Father patted her hand again and gazed down at her fondly. “Shall we do this, my dear?”
She nodded. “Yes. I am ready.”
Her father wasted no time guiding her to the altar, past faces she’d known long and well, servants devoted to her as a child and, since her husband’s death, Blackmoor’s tenants, as well as notable gentry.
“It’s been two years since the duke’s passing,” someone whispered to her left.
Prudence pressed forward, past rightful members of the ton seated near the front.
“Imagine being a widow at three and twenty,” another voice said softly.
Tobias’s face momentarily replaced Basil’s, and her slipper caught on the hem of her gown. Father’s quick reflexes kept her from falling flat on her face before Basil, God, and their guests.
He squeezed her arm reassuringly. “Do not listen to foolish hen prattle, my dear. The earl is waiting for you.”

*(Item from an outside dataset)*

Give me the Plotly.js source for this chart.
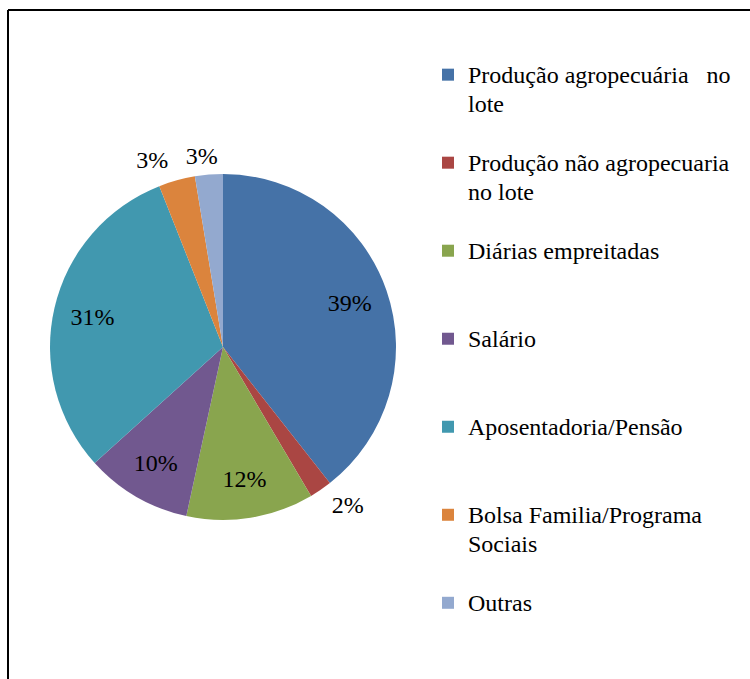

Straightening her shoulders, she focused on Basil’s handsome face and light-blue eyes that glinted like Blackmoor silver, twinkling, promising years of fidelity and conveying assurances that all would be well. Tall, lean, and clothed in simple black and white, Basil gave her a pleasant smile that lured her to him, and warmth swept through her. He was her future now. No more sleepless nights lying awake, feeling helpless and alone. No more nightmares or thoughts of what could have been.
Her father stopped just before the altar and placed a kiss on her brow. “Your mother would be so proud of you if she were here. You are strong, my girl.”
“Thank you, Papa,” she whispered, her heart filled with gratitude.
He turned her toward Basil, who sketched a bow, then lowered his hand and helped her step up to the altar. When she finally stood beside him, he raised her hand to his lips, kissing the amethyst ring on her right hand before clicking his heels together with practiced ease.
He leaned down to whisper in her ear as he removed her veil. “No regrets?”
“I promise you’ll never have them.”
“I accept your challenge,” she replied, returning his smile.
Together, they turned to Mr. Leyes, who stood like a rotund badger in front of his den, a book held open in each hand. He nodded to Prudence and Basil, then began reading from the first book, a copy of Fordyce’s Sermons.
Throughout Leyes’s literal depiction of a woman’s character, Basil held her hand in his, gently rubbing her knuckles with his thumb as brilliant light filtered through the windows behind the vicar’s back, bathing them in prisms of color.
Leyes paused, then said, “Is anyone present who can justifiably object to the joining of this man and woman in holy wedlock?”
Someone cleared his throat, and Prudence’s breath hitched. When the vicar craned his head to find the instigator, the room fell silent. Then Leyes nodded, smiling confidently at Basil, who turned to take hold of both her hands and gazed into her eyes.
“Basil Halford, Earl of Markwick, do you take Prudence Denzell, Duchess of Blackmoor, to wed?”
The doors to the chapel slammed open.
“He does not,” came a deep, angry voice from the back.
That voice! It can’t be . . .
Prudence’s body tensed. Surely she’d heard wrong.
She turned away from the vicar and Basil to see a cloaked man standing in dark silhouette, holding a silver cane. There was something ill-omened about the way he stood and angled his head. Her heart clenched, then raced.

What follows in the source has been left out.